Price trends downward in late August and reaches a low 2 days before the chart pattern begins. That brief dip is what I call undershoot, where the stock is so excited as it drops, it dips below the beginning of the chart pattern within 2 weeks of its start. I ignore brief dips and overshoot—a brief rise within 2 weeks of the pattern's start—when determining the trend start (see the Glossary for details) leading to a chart pattern. Price overshooting or undershooting the formation start is common in many chart pattern types.

How does a broadening bottom differ from a broadening top? A broadening bottom has price trending downward into the start of the pattern; a broadening top has price trending up. The difference is arbitrary. I made the distinction thinking that the two might behave differently.


Figure 8.1 A broadening bottom, specifically a five‐point reversal, so‐called because of the five touchpoints: two minor lows (the even numbers) and three minor highs (the odd numbers).

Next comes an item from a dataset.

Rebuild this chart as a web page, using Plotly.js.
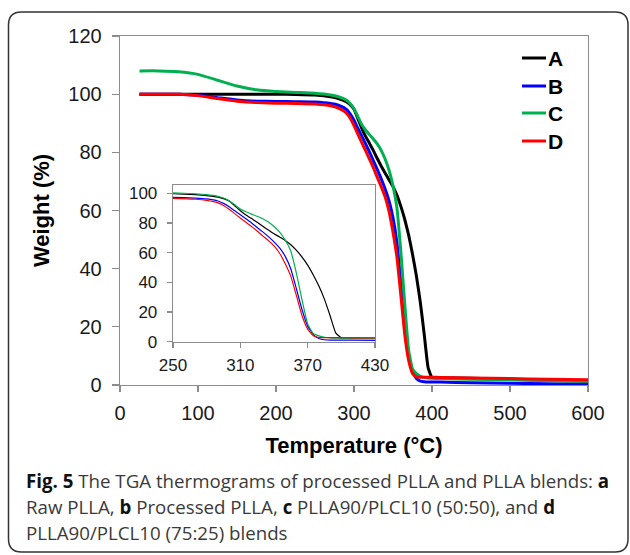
<!DOCTYPE html>
<html>
<head>
<meta charset="utf-8">
<script src="https://cdn.plot.ly/plotly-3.0.1.min.js"></script>
<style>html,body{margin:0;padding:0;background:#fff;}#chart{width:630px;height:555px;}</style>
</head>
<body>
<div id="chart"></div>
<script>
// ---- data ----
const temperature = [25, 50, 75, 100, 125, 150, 175, 200, 225, 250, 270, 280, 290, 295, 300, 305, 310, 315, 320, 325, 330, 335, 340, 345, 350, 355, 360, 365, 370, 375, 380, 385, 390, 395, 400, 410, 450, 500, 550, 600];
const weightA = [100, 100, 100, 100, 100, 100, 100, 100, 99.9, 99.7, 99.1, 98.5, 97.4, 96.4, 94.8, 91.6, 88.2, 85.4, 83, 80.5, 77.8, 75.2, 72.8, 70.5, 68.2, 65.3, 61.5, 57, 51.6, 45, 37.5, 28.5, 17.5, 6, 2.6, 2.5, 2.3, 2, 1.6, 1.3];
const weightB = [100, 100, 100, 99.6, 98.8, 98, 97.6, 97.5, 97.4, 97.3, 96.8, 96.2, 94.8, 93.2, 91, 88.2, 85.6, 82.8, 80, 77, 74, 70.8, 67.3, 63.2, 57.5, 49, 35.5, 21.5, 10.5, 4.8, 2.2, 1.3, 1.1, 1.0, 1.0, 1.0, 0.8, 0.6, 0.4, 0.3];
const weightC = [108, 108, 107.7, 106.8, 104.8, 102.8, 101.5, 100.9, 100.6, 100.3, 99.7, 99.1, 98, 96.8, 95, 92.3, 89.5, 87.6, 86, 84.5, 82.8, 80.6, 77.6, 73.8, 68.5, 61, 46, 28, 12, 5.5, 3.9, 3.0, 2.6, 2.4, 2.3, 2.2, 2.0, 1.8, 1.5, 1.3];
const weightD = [100, 100, 100, 99.5, 98.5, 97.6, 97.1, 96.9, 96.8, 96.6, 96, 95.2, 93.6, 91.8, 89.2, 86.3, 83.3, 80.5, 77.6, 74.6, 71.3, 68.1, 64.6, 59.6, 52.5, 44, 31, 17.5, 8.5, 4, 2.8, 2.7, 2.7, 2.7, 2.7, 2.6, 2.4, 2.2, 2, 1.8];
const seriesNames = ['A', 'B', 'C', 'D'];
const seriesValues = [weightA, weightB, weightC, weightD];
const seriesColors = ['#000000', '#0000ff', '#00b050', '#ff0000'];
const mainYTicks = [0, 20, 40, 60, 80, 100, 120];
const mainXTicks = [0, 100, 200, 300, 400, 500, 600];
const insetXTicks = [250, 310, 370, 430];
const insetYTicks = [0, 20, 40, 60, 80, 100];

// ---- layout helpers (pixel -> paper) ----
const L = 120, R = 588, T = 36, B = 385;
const px = x => (x - L) / (R - L);
const py = y => (B - y) / (B - T);

const traces = [];
seriesNames.forEach((n, i) => {
  traces.push({x: temperature, y: seriesValues[i], name: n, type: 'scatter', mode: 'lines',
    line: {color: seriesColors[i], width: 3, shape: 'spline', smoothing: 0.4}, xaxis: 'x', yaxis: 'y'});
});
seriesNames.forEach((n, i) => {
  traces.push({x: temperature, y: seriesValues[i], name: n, type: 'scatter', mode: 'lines',
    line: {color: seriesColors[i], width: 1.2, shape: 'spline', smoothing: 0.4}, xaxis: 'x2', yaxis: 'y2'});
});

const FAM = 'Liberation Sans';
const tickFont = {family: FAM, size: 20, color: '#1a1a1a'};
const insetFont = {family: FAM, size: 17, color: '#1a1a1a'};
const axisCommon = {showgrid: false, zeroline: false, showline: true, mirror: true, linecolor: '#8c8c8c', linewidth: 1.3,
  ticks: 'outside', tickcolor: '#8c8c8c', tickwidth: 1.3};

// rounded frame
const fx0 = 8.5, fy0 = 12, fx1 = 628, fy1 = 552, r = 13;
const framePath = `M${px(fx0 + r)},${py(fy0)} L${px(fx1 - r)},${py(fy0)} Q${px(fx1)},${py(fy0)} ${px(fx1)},${py(fy0 + r)} ` +
  `L${px(fx1)},${py(fy1 - r)} Q${px(fx1)},${py(fy1)} ${px(fx1 - r)},${py(fy1)} L${px(fx0 + r)},${py(fy1)} ` +
  `Q${px(fx0)},${py(fy1)} ${px(fx0)},${py(fy1 - r)} L${px(fx0)},${py(fy0 + r)} Q${px(fx0)},${py(fy0)} ${px(fx0 + r)},${py(fy0)} Z`;

// legend (drawn as line + label)
const legendY = [58, 86, 113, 141];
const legendShapes = seriesNames.map((n, i) => ({type: 'line', xref: 'paper', yref: 'paper',
  x0: px(522), x1: px(546), y0: py(legendY[i]), y1: py(legendY[i]), line: {color: seriesColors[i], width: 3}}));
const legendAnn = seriesNames.map((n, i) => ({text: '<b>' + n + '</b>', xref: 'paper', yref: 'paper',
  x: px(546), y: py(legendY[i]), xanchor: 'left', yanchor: 'middle', showarrow: false,
  font: {family: FAM, size: 21, color: '#000'}}));

const capFont = {family: 'Open Sans', size: 18.7, color: '#3a3a3a'};
const captionLines = [
  '<b style="color:#111">Fig. 5</b> The TGA thermograms of processed PLLA and PLLA blends: <b style="color:#111">a</b>',
  'Raw PLLA, <b style="color:#111">b</b> Processed PLLA, <b style="color:#111">c</b> PLLA90/PLCL10 (50:50), and <b style="color:#111">d</b>',
  'PLLA90/PLCL10 (75:25) blends'
];
const captionY = [480, 506, 532];
const captionAnn = captionLines.map((t, i) => ({text: t, xref: 'paper', yref: 'paper', x: px(24), y: py(captionY[i]),
  xanchor: 'left', yanchor: 'middle', showarrow: false, align: 'left', font: capFont}));

const layout = {
  width: 630, height: 555,
  margin: {l: L, r: 630 - R, t: T, b: 555 - B},
  paper_bgcolor: '#ffffff', plot_bgcolor: '#ffffff',
  showlegend: false,
  xaxis: Object.assign({}, axisCommon, {range: [0, 600], tickvals: mainXTicks, tickfont: tickFont, domain: [0, 1],
    ticklen: 6, ticklabelstandoff: 4,
    title: {text: '<b>Temperature (°C)</b>', font: {family: FAM, size: 22, color: '#000'}, standoff: 14}}),
  yaxis: Object.assign({}, axisCommon, {range: [0, 120], tickvals: mainYTicks, tickfont: tickFont, domain: [0, 1],
    ticklen: 7, ticklabelstandoff: 6,
    title: {text: '<b>Weight (%)</b>', font: {family: FAM, size: 22, color: '#000'}, standoff: 12}}),
  xaxis2: Object.assign({}, axisCommon, {anchor: 'y2', domain: [px(173), px(375)], range: [250, 430], tickvals: insetXTicks,
    tickfont: insetFont, ticklen: 5, ticklabelstandoff: 3}),
  yaxis2: Object.assign({}, axisCommon, {anchor: 'x2', domain: [py(341.7), py(185)], range: [0, 105.6], tickvals: insetYTicks,
    tickfont: insetFont, ticklen: 5, ticklabelstandoff: 6}),
  shapes: [{type: 'path', xref: 'paper', yref: 'paper', path: framePath, line: {color: '#333', width: 1.5}, layer: 'below'}].concat(legendShapes),
  annotations: legendAnn.concat(captionAnn)
};

Plotly.newPlot('chart', traces, layout, {displayModeBar: false, staticPlot: true});
</script>
</body>
</html>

If you ignore undershoot in this case, the broadening bottom appears at the bottom of the downtrend, hence the pattern is a broadening bottom and not a top.

This particular chart pattern shows a partial decline which correctly predicts an upward and immediate breakout. Price moves down from 26 to 24.50, reverses course, and shoots out the top. The stock reached a high of 38.50 just over a year later.